### MATERIAL ###

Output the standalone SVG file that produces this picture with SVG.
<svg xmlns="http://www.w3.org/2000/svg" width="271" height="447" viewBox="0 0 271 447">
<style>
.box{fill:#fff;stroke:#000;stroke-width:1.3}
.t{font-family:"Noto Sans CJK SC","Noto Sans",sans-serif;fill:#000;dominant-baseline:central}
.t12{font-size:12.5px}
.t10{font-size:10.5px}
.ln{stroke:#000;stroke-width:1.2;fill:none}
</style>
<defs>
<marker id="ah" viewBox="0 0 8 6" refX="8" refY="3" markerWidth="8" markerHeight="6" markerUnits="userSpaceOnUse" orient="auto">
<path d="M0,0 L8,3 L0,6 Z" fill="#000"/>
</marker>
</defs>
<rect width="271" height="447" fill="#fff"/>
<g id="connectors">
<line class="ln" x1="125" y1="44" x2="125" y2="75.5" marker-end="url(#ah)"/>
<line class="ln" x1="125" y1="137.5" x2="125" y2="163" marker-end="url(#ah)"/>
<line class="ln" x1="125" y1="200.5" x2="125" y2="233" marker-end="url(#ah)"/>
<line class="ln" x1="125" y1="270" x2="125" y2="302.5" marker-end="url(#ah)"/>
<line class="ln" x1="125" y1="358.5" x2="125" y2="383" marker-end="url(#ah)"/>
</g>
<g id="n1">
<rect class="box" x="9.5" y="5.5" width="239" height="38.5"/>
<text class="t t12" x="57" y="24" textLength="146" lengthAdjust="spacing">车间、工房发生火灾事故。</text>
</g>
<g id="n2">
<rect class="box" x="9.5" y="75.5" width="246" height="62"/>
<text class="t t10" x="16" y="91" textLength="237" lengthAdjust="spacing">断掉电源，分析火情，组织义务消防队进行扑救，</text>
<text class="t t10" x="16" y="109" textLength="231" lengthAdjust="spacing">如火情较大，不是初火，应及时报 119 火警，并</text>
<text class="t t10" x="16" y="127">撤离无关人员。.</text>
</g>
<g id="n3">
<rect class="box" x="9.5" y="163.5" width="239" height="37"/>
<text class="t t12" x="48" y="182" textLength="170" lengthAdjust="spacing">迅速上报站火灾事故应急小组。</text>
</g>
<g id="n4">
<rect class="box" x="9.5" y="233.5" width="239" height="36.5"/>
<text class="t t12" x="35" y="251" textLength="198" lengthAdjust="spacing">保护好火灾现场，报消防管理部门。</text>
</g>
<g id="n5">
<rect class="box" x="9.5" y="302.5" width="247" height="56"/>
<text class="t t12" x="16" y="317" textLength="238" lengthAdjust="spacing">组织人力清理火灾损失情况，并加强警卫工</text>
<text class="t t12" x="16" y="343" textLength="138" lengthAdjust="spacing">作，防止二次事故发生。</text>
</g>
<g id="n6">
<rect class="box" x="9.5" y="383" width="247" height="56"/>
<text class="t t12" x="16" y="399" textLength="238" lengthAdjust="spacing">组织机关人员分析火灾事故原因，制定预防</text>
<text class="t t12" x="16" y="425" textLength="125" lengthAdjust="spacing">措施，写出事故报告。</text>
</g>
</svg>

###

=== GIVEN EXERCISE ===
Type out the material again exactly as presented.

=== ANSWER TO THIS TASK ===
Output the standalone SVG file that produces this picture with SVG.
<svg xmlns="http://www.w3.org/2000/svg" width="271" height="447" viewBox="0 0 271 447">
<style>
.box{fill:#fff;stroke:#000;stroke-width:1.3}
.t{font-family:"Noto Sans CJK SC","Noto Sans",sans-serif;fill:#000;dominant-baseline:central}
.t12{font-size:12.5px}
.t10{font-size:10.5px}
.ln{stroke:#000;stroke-width:1.2;fill:none}
</style>
<defs>
<marker id="ah" viewBox="0 0 8 6" refX="8" refY="3" markerWidth="8" markerHeight="6" markerUnits="userSpaceOnUse" orient="auto">
<path d="M0,0 L8,3 L0,6 Z" fill="#000"/>
</marker>
</defs>
<rect width="271" height="447" fill="#fff"/>
<g id="connectors">
<line class="ln" x1="125" y1="44" x2="125" y2="75.5" marker-end="url(#ah)"/>
<line class="ln" x1="125" y1="137.5" x2="125" y2="163" marker-end="url(#ah)"/>
<line class="ln" x1="125" y1="200.5" x2="125" y2="233" marker-end="url(#ah)"/>
<line class="ln" x1="125" y1="270" x2="125" y2="302.5" marker-end="url(#ah)"/>
<line class="ln" x1="125" y1="358.5" x2="125" y2="383" marker-end="url(#ah)"/>
</g>
<g id="n1">
<rect class="box" x="9.5" y="5.5" width="239" height="38.5"/>
<text class="t t12" x="57" y="24" textLength="146" lengthAdjust="spacing">车间、工房发生火灾事故。</text>
</g>
<g id="n2">
<rect class="box" x="9.5" y="75.5" width="246" height="62"/>
<text class="t t10" x="16" y="91" textLength="237" lengthAdjust="spacing">断掉电源，分析火情，组织义务消防队进行扑救，</text>
<text class="t t10" x="16" y="109" textLength="231" lengthAdjust="spacing">如火情较大，不是初火，应及时报 119 火警，并</text>
<text class="t t10" x="16" y="127">撤离无关人员。.</text>
</g>
<g id="n3">
<rect class="box" x="9.5" y="163.5" width="239" height="37"/>
<text class="t t12" x="48" y="182" textLength="170" lengthAdjust="spacing">迅速上报站火灾事故应急小组。</text>
</g>
<g id="n4">
<rect class="box" x="9.5" y="233.5" width="239" height="36.5"/>
<text class="t t12" x="35" y="251" textLength="198" lengthAdjust="spacing">保护好火灾现场，报消防管理部门。</text>
</g>
<g id="n5">
<rect class="box" x="9.5" y="302.5" width="247" height="56"/>
<text class="t t12" x="16" y="317" textLength="238" lengthAdjust="spacing">组织人力清理火灾损失情况，并加强警卫工</text>
<text class="t t12" x="16" y="343" textLength="138" lengthAdjust="spacing">作，防止二次事故发生。</text>
</g>
<g id="n6">
<rect class="box" x="9.5" y="383" width="247" height="56"/>
<text class="t t12" x="16" y="399" textLength="238" lengthAdjust="spacing">组织机关人员分析火灾事故原因，制定预防</text>
<text class="t t12" x="16" y="425" textLength="125" lengthAdjust="spacing">措施，写出事故报告。</text>
</g>
</svg>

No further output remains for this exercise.